What the exercise asks:
Word for word, copy all the data and drop the pictures.

Collected data:
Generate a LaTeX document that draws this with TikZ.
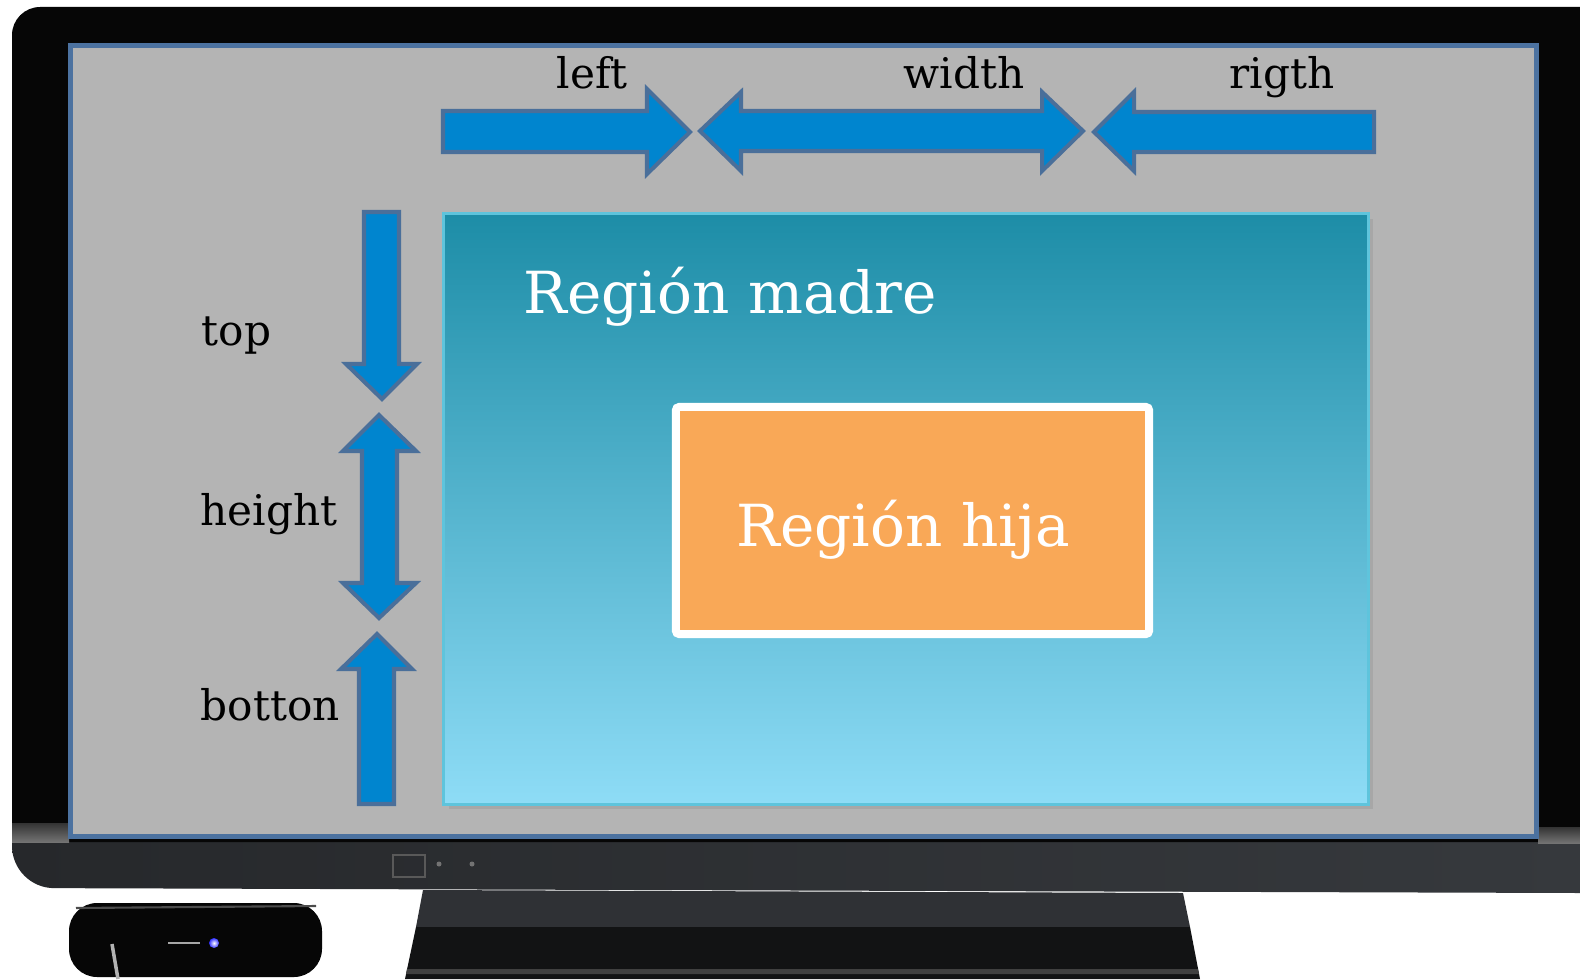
\documentclass[tikz,border=0pt]{standalone}
\usepackage{fontspec}
\setmainfont{DejaVu Serif}

\definecolor{tvblack}{HTML}{060606}
\definecolor{bezeldark}{HTML}{26282B}
\definecolor{bezellight}{HTML}{36393D}
\definecolor{standtop}{HTML}{2F3135}
\definecolor{standlow}{HTML}{121314}
\definecolor{screengray}{HTML}{B4B4B4}
\definecolor{screenedge}{HTML}{4C72A0}
\definecolor{arrowblue}{HTML}{0085CF}
\definecolor{arrowedge}{HTML}{4A6F9A}
\definecolor{madretop}{HTML}{1D8DA7}
\definecolor{madrebottom}{HTML}{8EDCF6}
\definecolor{madreedge}{HTML}{5EC4DC}
\definecolor{hijafill}{HTML}{F9A857}

\tikzset{
  dimarrow/.style={fill=arrowblue, draw=arrowedge, line width=1.15pt, line join=miter},
  dimlabel/.style={anchor=base west, inner sep=0pt, font=\fontsize{12}{14}\selectfont},
  regionlabel/.style={anchor=base west, inner sep=0pt, text=white, font=\fontsize{16.5}{20}\selectfont},
  screenbox/.style={rectangle, fill=screengray, draw=screenedge, line width=1.3pt,
    minimum width=14.65cm, minimum height=7.9cm, inner sep=0pt},
  madrebox/.style={rectangle, top color=madretop, bottom color=madrebottom, draw=madreedge,
    line width=0.9pt, minimum width=9.24cm, minimum height=5.9cm, inner sep=0pt},
  hijabox/.style={rectangle, fill=hijafill, draw=white, line width=2.3pt, rounded corners=1pt,
    minimum width=4.73cm, minimum height=2.27cm, inner sep=0pt},
}

\begin{document}
\begin{tikzpicture}[x=0.01cm, y=-0.01cm]
  \useasboundingbox (0,0) rectangle (1580,979);
  \fill[white] (0,0) rectangle (1580,979);

  % Draw the stand under the set
  \fill[standtop] (423,890) -- (1183,893) -- (1190,927) -- (416,927) -- cycle;
  \fill[standlow] (416,927) -- (1190,927) -- (1200,979) -- (405,979) -- cycle;
  \fill[black!75] (407,969) -- (1198,969) -- (1199,974) -- (406,974) -- cycle;

  % Draw the bezel and the black frame
  \shade[left color=bezeldark, right color=bezellight]
    (1580,820) -- (12,820) {[rounded corners=12] -- (12,888)} -- (1580,893) -- cycle;
  \fill[tvblack] (12,842) {[rounded corners=8] -- (12,7)} -- (1580,7) -- (1580,842) -- cycle;
  \shade[top color=black!80, bottom color=black!55] (12,823) rectangle (69,842);
  \shade[top color=black!80, bottom color=black!55] (1538,827) rectangle (1580,843);

  % Draw the buttons on the bezel
  \draw[black!65, line width=0.4pt] (393,855) rectangle (425,877);
  \fill[black!55] (439,864) circle [radius=2.5];
  \fill[black!55] (472,864) circle [radius=2.5];

  % Draw the set-top box
  \fill[tvblack, rounded corners=8] (69,903) rectangle (322,977);
  \draw[black!70, line width=0.6pt] (76,908) -- (316,906);
  \draw[black!35, line width=0.5pt] (168,943) -- (200,943);
  \draw[black!30, line width=1pt] (112,944) -- (118,979);
  \shade[inner color=white, outer color=blue!80] (214,943) circle [radius=5];

  % Draw the screen
  \node[screenbox] (screen) at (803.5,441) {};

  % Draw the parent region with its shadow
  \fill[black!40, opacity=0.45] (449,219) rectangle (1373,809);
  \node[madrebox] (madre) at (906,509) {};
  \node[regionlabel] (madretext) at (523,313) {Región madre};

  % Draw the child region
  \node[hijabox] (hija) at (912.5,520.5) {};
  \node[regionlabel] (hijatext) at (736,546) {Región hija};

  % Draw the horizontal arrows
  \draw[dimarrow] (443,111) -- (647,111) -- (647,89) -- (690,132) -- (647,174)
    -- (647,152) -- (443,152) -- cycle;
  \draw[dimarrow] (700,131) -- (741,92) -- (741,111) -- (1042,111) -- (1042,92)
    -- (1083,131) -- (1042,171) -- (1042,151) -- (741,151) -- (741,171) -- cycle;
  \draw[dimarrow] (1094,132) -- (1134,92) -- (1134,112) -- (1374,112) -- (1374,152)
    -- (1134,152) -- (1134,171) -- cycle;

  % Draw the vertical arrows
  \draw[dimarrow] (364,212) -- (399,212) -- (399,364) -- (417,364) -- (382,399)
    -- (346,364) -- (364,364) -- cycle;
  \draw[dimarrow] (379,415) -- (416,451) -- (397,451) -- (397,583) -- (416,583)
    -- (379,618) -- (343,583) -- (362,583) -- (362,451) -- (343,451) -- cycle;
  \draw[dimarrow] (377,634) -- (412,669) -- (394,669) -- (394,804) -- (359,804)
    -- (359,669) -- (341,669) -- cycle;

  % Labels of the arrows
  \node[dimlabel] (leftlbl) at (556,89) {left};
  \node[dimlabel] (widthlbl) at (903,89) {width};
  \node[dimlabel] (rightlbl) at (1229,89) {rigth};
  \node[dimlabel] (toplbl) at (201,345) {top};
  \node[dimlabel] (heightlbl) at (200,525) {height};
  \node[dimlabel] (bottomlbl) at (200,720) {botton};
\end{tikzpicture}
\end{document}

Written answer:
Generate a LaTeX document that draws this with TikZ.
\documentclass[tikz,border=0pt]{standalone}
\usepackage{fontspec}
\setmainfont{DejaVu Serif}

\definecolor{tvblack}{HTML}{060606}
\definecolor{bezeldark}{HTML}{26282B}
\definecolor{bezellight}{HTML}{36393D}
\definecolor{standtop}{HTML}{2F3135}
\definecolor{standlow}{HTML}{121314}
\definecolor{screengray}{HTML}{B4B4B4}
\definecolor{screenedge}{HTML}{4C72A0}
\definecolor{arrowblue}{HTML}{0085CF}
\definecolor{arrowedge}{HTML}{4A6F9A}
\definecolor{madretop}{HTML}{1D8DA7}
\definecolor{madrebottom}{HTML}{8EDCF6}
\definecolor{madreedge}{HTML}{5EC4DC}
\definecolor{hijafill}{HTML}{F9A857}

\tikzset{
  dimarrow/.style={fill=arrowblue, draw=arrowedge, line width=1.15pt, line join=miter},
  dimlabel/.style={anchor=base west, inner sep=0pt, font=\fontsize{12}{14}\selectfont},
  regionlabel/.style={anchor=base west, inner sep=0pt, text=white, font=\fontsize{16.5}{20}\selectfont},
  screenbox/.style={rectangle, fill=screengray, draw=screenedge, line width=1.3pt,
    minimum width=14.65cm, minimum height=7.9cm, inner sep=0pt},
  madrebox/.style={rectangle, top color=madretop, bottom color=madrebottom, draw=madreedge,
    line width=0.9pt, minimum width=9.24cm, minimum height=5.9cm, inner sep=0pt},
  hijabox/.style={rectangle, fill=hijafill, draw=white, line width=2.3pt, rounded corners=1pt,
    minimum width=4.73cm, minimum height=2.27cm, inner sep=0pt},
}

\begin{document}
\begin{tikzpicture}[x=0.01cm, y=-0.01cm]
  \useasboundingbox (0,0) rectangle (1580,979);
  \fill[white] (0,0) rectangle (1580,979);

  % Draw the stand under the set
  \fill[standtop] (423,890) -- (1183,893) -- (1190,927) -- (416,927) -- cycle;
  \fill[standlow] (416,927) -- (1190,927) -- (1200,979) -- (405,979) -- cycle;
  \fill[black!75] (407,969) -- (1198,969) -- (1199,974) -- (406,974) -- cycle;

  % Draw the bezel and the black frame
  \shade[left color=bezeldark, right color=bezellight]
    (1580,820) -- (12,820) {[rounded corners=12] -- (12,888)} -- (1580,893) -- cycle;
  \fill[tvblack] (12,842) {[rounded corners=8] -- (12,7)} -- (1580,7) -- (1580,842) -- cycle;
  \shade[top color=black!80, bottom color=black!55] (12,823) rectangle (69,842);
  \shade[top color=black!80, bottom color=black!55] (1538,827) rectangle (1580,843);

  % Draw the buttons on the bezel
  \draw[black!65, line width=0.4pt] (393,855) rectangle (425,877);
  \fill[black!55] (439,864) circle [radius=2.5];
  \fill[black!55] (472,864) circle [radius=2.5];

  % Draw the set-top box
  \fill[tvblack, rounded corners=8] (69,903) rectangle (322,977);
  \draw[black!70, line width=0.6pt] (76,908) -- (316,906);
  \draw[black!35, line width=0.5pt] (168,943) -- (200,943);
  \draw[black!30, line width=1pt] (112,944) -- (118,979);
  \shade[inner color=white, outer color=blue!80] (214,943) circle [radius=5];

  % Draw the screen
  \node[screenbox] (screen) at (803.5,441) {};

  % Draw the parent region with its shadow
  \fill[black!40, opacity=0.45] (449,219) rectangle (1373,809);
  \node[madrebox] (madre) at (906,509) {};
  \node[regionlabel] (madretext) at (523,313) {Región madre};

  % Draw the child region
  \node[hijabox] (hija) at (912.5,520.5) {};
  \node[regionlabel] (hijatext) at (736,546) {Región hija};

  % Draw the horizontal arrows
  \draw[dimarrow] (443,111) -- (647,111) -- (647,89) -- (690,132) -- (647,174)
    -- (647,152) -- (443,152) -- cycle;
  \draw[dimarrow] (700,131) -- (741,92) -- (741,111) -- (1042,111) -- (1042,92)
    -- (1083,131) -- (1042,171) -- (1042,151) -- (741,151) -- (741,171) -- cycle;
  \draw[dimarrow] (1094,132) -- (1134,92) -- (1134,112) -- (1374,112) -- (1374,152)
    -- (1134,152) -- (1134,171) -- cycle;

  % Draw the vertical arrows
  \draw[dimarrow] (364,212) -- (399,212) -- (399,364) -- (417,364) -- (382,399)
    -- (346,364) -- (364,364) -- cycle;
  \draw[dimarrow] (379,415) -- (416,451) -- (397,451) -- (397,583) -- (416,583)
    -- (379,618) -- (343,583) -- (362,583) -- (362,451) -- (343,451) -- cycle;
  \draw[dimarrow] (377,634) -- (412,669) -- (394,669) -- (394,804) -- (359,804)
    -- (359,669) -- (341,669) -- cycle;

  % Labels of the arrows
  \node[dimlabel] (leftlbl) at (556,89) {left};
  \node[dimlabel] (widthlbl) at (903,89) {width};
  \node[dimlabel] (rightlbl) at (1229,89) {rigth};
  \node[dimlabel] (toplbl) at (201,345) {top};
  \node[dimlabel] (heightlbl) at (200,525) {height};
  \node[dimlabel] (bottomlbl) at (200,720) {botton};
\end{tikzpicture}
\end{document}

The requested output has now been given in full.